Rajapaksa, the younger brother of former president Mahinda Rajapaksa, is seeking to renounce his U.S. citizenship to enable him to run in Sri Lanka’s presidential election this year, and lawsuits over alleged human rights abuse during the war against separatist Tamil fighters could complicate his bid.

The plaintiffs have alleged that Rajapaksa was from 2005 to 2015 in command of security forces who systematically abducted, tortured, raped, and extorted money from suspects, the South Africa-based International Truth and Justice Project (ITJP) and U.S. law firm Hausfeld that filed the case in the U.S. District Court in central California said on Wednesday.

Rajapaksa was a U.S. citizen at the time. He has dual citizenship.

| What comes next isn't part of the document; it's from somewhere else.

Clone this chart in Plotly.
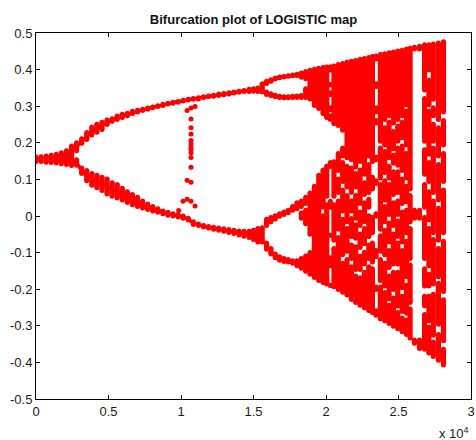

The victims were branded with hot metal rods, whipped with cables and asphyxiated with plastic bags soaked in petrol, the law firm and the rights group said in a statement.

The 10 plaintiffs include three women. Eight of the plaintiffs are ethnic Tamil and two from Sri Lanka’s majority Sinhalese community.

Six of them were repeatedly raped and sexually assaulted, the law firm and rights group said in the statement.

Lawsuits in the United States could delay his bid to renounce his U.S. citizenship, and he would not be able to run for president with U.S. citizenship.

A spokesman for Rajapakasa rejected the allegations and said the lawsuits were aimed at tarnishing his image ahead of the election, which is expected by December.

“This kind of mud-slinging propaganda ahead of elections is not new,” the spokesman, Milinda Rajapaksa, who is not related to Gotabaya, told Reuters.

“But we don’t see any impact on the former defence secretary contesting in the upcoming presidential poll.”

Military spokesman Sumith Atapattu said the allegations against the security forces were “totally fabricated”.

Rajapaksa, along with his brother, is credited with having crushed the Tamil Tiger insurgent group in 2009 but he has long been dogged by accusations of human rights violations, especially in the closing stages of the 26-year war.

Two cases were filed in the California court in April against Rajapaksa, one of them by the daughter of a murdered investigative journalist saying it was an extrajudicial killing.

Several security officials who were accused of abuse during the war remain in government, the ITJP said.

“That alleged perpetrators remain in key investigative positions in the police force shows why Sri Lankans have been unable to achieve justice inside the country,” said the group’s executive director, Yasmin Sooka.

“Bringing a case abroad is their only option.”